Prototype device listens to lungs to check the heart
One of the key symptoms of congestive heart failure is fluid accumulation in the lungs. Currently, people need to visit a clinic in order to check for such accumulation. Thanks to a new device, however, they may soon be able to perform checks whenever they want, in their own home.
When someone is experiencing congestive heart failure, their weakened heart isn't able to pump out enough of the blood that it receives from the lungs. This causes blood to back up within the lungs' veins and capillaries, exerting pressure. That internal pressure in turn causes fluid to accumulate within the lungs.
Developed by scientists at Singapore's Tan Tock Seng Hospital and Nanyang Technological University (NTU), the new device listens for the telltale sounds that are made when air passes through lungs that are filled with fluid. It consists of a stethoscope-like acoustic sensor which is hard-wired to a smartphone.

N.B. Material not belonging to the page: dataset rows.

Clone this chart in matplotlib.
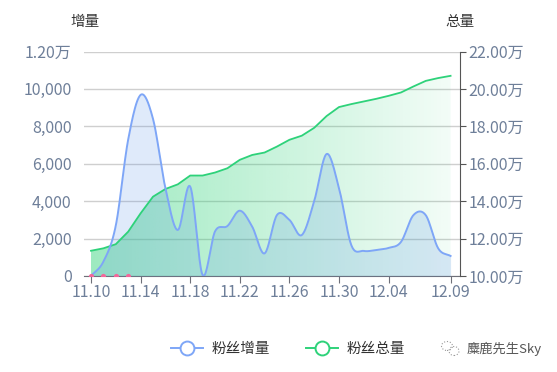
import numpy as np
import matplotlib
matplotlib.use("Agg")
import matplotlib.pyplot as plt
from matplotlib.lines import Line2D
from matplotlib.patches import Polygon, Ellipse
from matplotlib.ticker import FuncFormatter

plt.rcParams['font.family'] = ['Noto Sans CJK SC', 'DejaVu Sans']

# fechas 11.10 -> 12.09
fechas = ['11.%02d' % d for d in range(10, 31)] + ['12.%02d' % d for d in range(1, 10)]
etiquetas_idx = [0, 4, 8, 12, 16, 20, 24, 29]

# 粉丝增量 (por dia)
incremento = [0, 770, 2700, 7300, 9680, 8400, 4700, 2460, 4780, 50,
              2380, 2670, 3490, 2640, 1210, 3260, 3000, 2190, 4000, 6520,
              4700, 1640, 1340, 1390, 1500, 1820, 3250, 3250, 1480, 1070]

# 粉丝总量 (en 万)
total_wan = [11.35, 11.48, 11.70, 12.37, 13.35, 14.24, 14.65, 14.90, 15.37, 15.37,
             15.53, 15.76, 16.21, 16.47, 16.60, 16.92, 17.28, 17.50, 17.92, 18.55,
             19.03, 19.19, 19.33, 19.47, 19.63, 19.81, 20.13, 20.43, 20.58, 20.70]

# puntos rosas al inicio
puntos_rosas_idx = [0, 1, 2, 3]

azul = '#7ea6f7'
verde = '#2ed27a'
gris_txt = '#6e7f99'


def suavizar(y, n=20):
    # curva tipo catmull-rom pasando por todos los puntos
    y = np.asarray(y, float)
    x = np.arange(len(y), dtype=float)
    m = np.zeros_like(y)
    m[1:-1] = (y[2:] - y[:-2]) / 2
    m[0] = y[1] - y[0]
    m[-1] = y[-1] - y[-2]
    xs, ys = [], []
    for i in range(len(y) - 1):
        t = np.linspace(0, 1, n, endpoint=False)
        h00 = 2*t**3 - 3*t**2 + 1
        h10 = t**3 - 2*t**2 + t
        h01 = -2*t**3 + 3*t**2
        h11 = t**3 - t**2
        xs.append(x[i] + t)
        ys.append(h00*y[i] + h10*m[i] + h01*y[i+1] + h11*m[i+1])
    xs.append([x[-1]])
    ys.append([y[-1]])
    return np.concatenate(xs), np.clip(np.concatenate(ys), 0, None)


fig = plt.figure(figsize=(5.57, 3.72), dpi=100)
ax = fig.add_axes([84/557, 96/372, 376/557, 224.5/372])
ax2 = ax.twinx()

x = np.arange(len(fechas))
xlim = (-0.565, 29.76)
ax.set_xlim(*xlim)
ax.set_ylim(0, 12000)
ax2.set_ylim(100000, 220000)

# rejilla
for v in range(0, 12001, 2000):
    ax.axhline(v, color='#cfcfcf', lw=1, zorder=0)

# area verde con degradado horizontal (en ax2)
total = np.array(total_wan) * 10000
grad = np.zeros((1, 256, 4))
grad[..., 0] = 46 / 255
grad[..., 1] = 210 / 255
grad[..., 2] = 120 / 255
grad[..., 3] = np.linspace(0.47, 0.06, 256)
img = ax2.imshow(grad, extent=[0, 29, 100000, 220000], aspect='auto', zorder=2)
poly = Polygon(np.column_stack([np.r_[x, x[::-1]], np.r_[total, np.full(len(x), 100000)]]),
               closed=True, transform=ax2.transData, facecolor='none', edgecolor='none')
ax2.add_patch(poly)
img.set_clip_path(poly)
ax2.plot(x, total, color=verde, lw=1.3, zorder=3)

# area y linea azul encima
xs, ys = suavizar(incremento)
ys2 = ys / 12000 * 120000 + 100000
ax2.fill_between(xs, 100000, ys2, color=(80/255, 140/255, 230/255), alpha=0.18, lw=0, zorder=2.5)
ax2.plot(xs, ys2, color=azul, lw=1.4, zorder=4)
ax2.scatter(puntos_rosas_idx, [100000]*len(puntos_rosas_idx), s=14, color='#f4669a', zorder=5, lw=0)
ax2.set_xlim(*xlim)
ax2.set_ylim(100000, 220000)

# ejes
for s in ['top', 'left', 'right']:
    ax.spines[s].set_visible(False)
ax.spines['bottom'].set_color('#6e7079')
for s in ['top', 'left', 'bottom']:
    ax2.spines[s].set_visible(False)
ax2.spines['right'].set_color('#555555')

ax.set_xticks(etiquetas_idx)
ax.set_xticklabels([fechas[i] for i in etiquetas_idx])
ax.tick_params(axis='x', colors='#6e7079', labelcolor=gris_txt, labelsize=11.5, length=5, pad=1)
ax.set_yticks(range(0, 12001, 2000))
ax.yaxis.set_major_formatter(FuncFormatter(lambda v, p: '1.20万' if v >= 12000 else f'{int(v):,}'))
ax.tick_params(axis='y', length=0, labelcolor=gris_txt, labelsize=11.5, pad=9)

ax2.set_yticks(range(100000, 220001, 20000))
ax2.yaxis.set_major_formatter(FuncFormatter(lambda v, p: f'{v/10000:.2f}万'))
ax2.tick_params(axis='y', colors='#555555', labelcolor=gris_txt, labelsize=11.5, length=4, pad=2)

fig.text(85/557, 1 - 22/372, '增量', ha='center', va='center', fontsize=10.5, color='#333333')
fig.text(460/557, 1 - 22/372, '总量', ha='center', va='center', fontsize=10.5, color='#333333')

# leyenda
h1 = Line2D([], [], color=azul, lw=1.4, marker='o', markersize=10, markerfacecolor='white', markeredgewidth=1.4)
h2 = Line2D([], [], color=verde, lw=1.4, marker='o', markersize=10, markerfacecolor='white', markeredgewidth=1.4)
fig.legend([h1, h2], ['粉丝增量', '粉丝总量'], loc='center', bbox_to_anchor=(288/557, 1 - 349/372),
           ncol=2, frameon=False, fontsize=10.5, handlelength=2.2, columnspacing=2.4,
           labelcolor='#333333', handletextpad=0.6)

# marca de agua
fig.text(467/557, 1 - 349/372, '麋鹿先生Sky', ha='left', va='center', fontsize=9.5, color='#555555')
fig.patches.append(Ellipse((447/557, 1 - 346/372), 11/557, 9/372, transform=fig.transFigure,
                           fill=False, ec='#999999', lw=0.8, ls=':'))
fig.patches.append(Ellipse((454/557, 1 - 351/372), 10/557, 9/372, transform=fig.transFigure,
                           fill=False, ec='#999999', lw=0.8, ls=':'))

fig.savefig('out.png', dpi=100)
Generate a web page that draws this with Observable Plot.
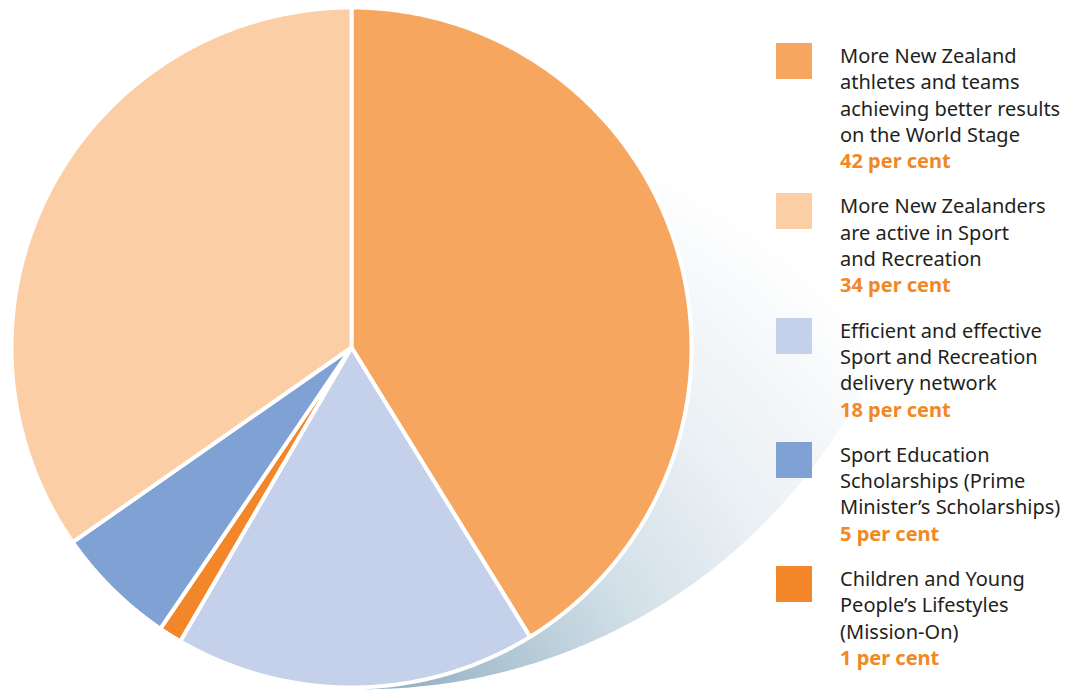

When feeling short of breath, at-risk users simply hold the sensor to their chest for 10 seconds. It relays lung sounds to an app on the smartphone, which in turn transmits the data to a cloud-based server. Algorithms process the data, determining the extent of the fluid accumulation, and thus the likelihood that congestive heart failure is the culprit.
A reading is subsequently transmitted back to the phone, where it's displayed on the screen. Based on that information, users can arrange to visit their doctor if needed, or simply continue to make healthy lifestyle choices and/or stay on their heart medication.
In lab tests performed on 86 congestive heart failure patients, the system was found to be 92 percent accurate at diagnosing the condition, as compared to existing "gold standard" diagnosis methods such as X-rays and CT scans. Further development of the technology should boost that figure even higher.
"Currently, such diagnosis can only be conducted through clinical examination, which cannot be made frequently," says NTU's Assoc. Prof. Ser Wee, who led the project along with Tan Tock Seng's Prof. David Foo. "Our smart medical device can be used by anyone, anywhere and any number of times, which will enable the possibility of early intervention of congestive heart failure."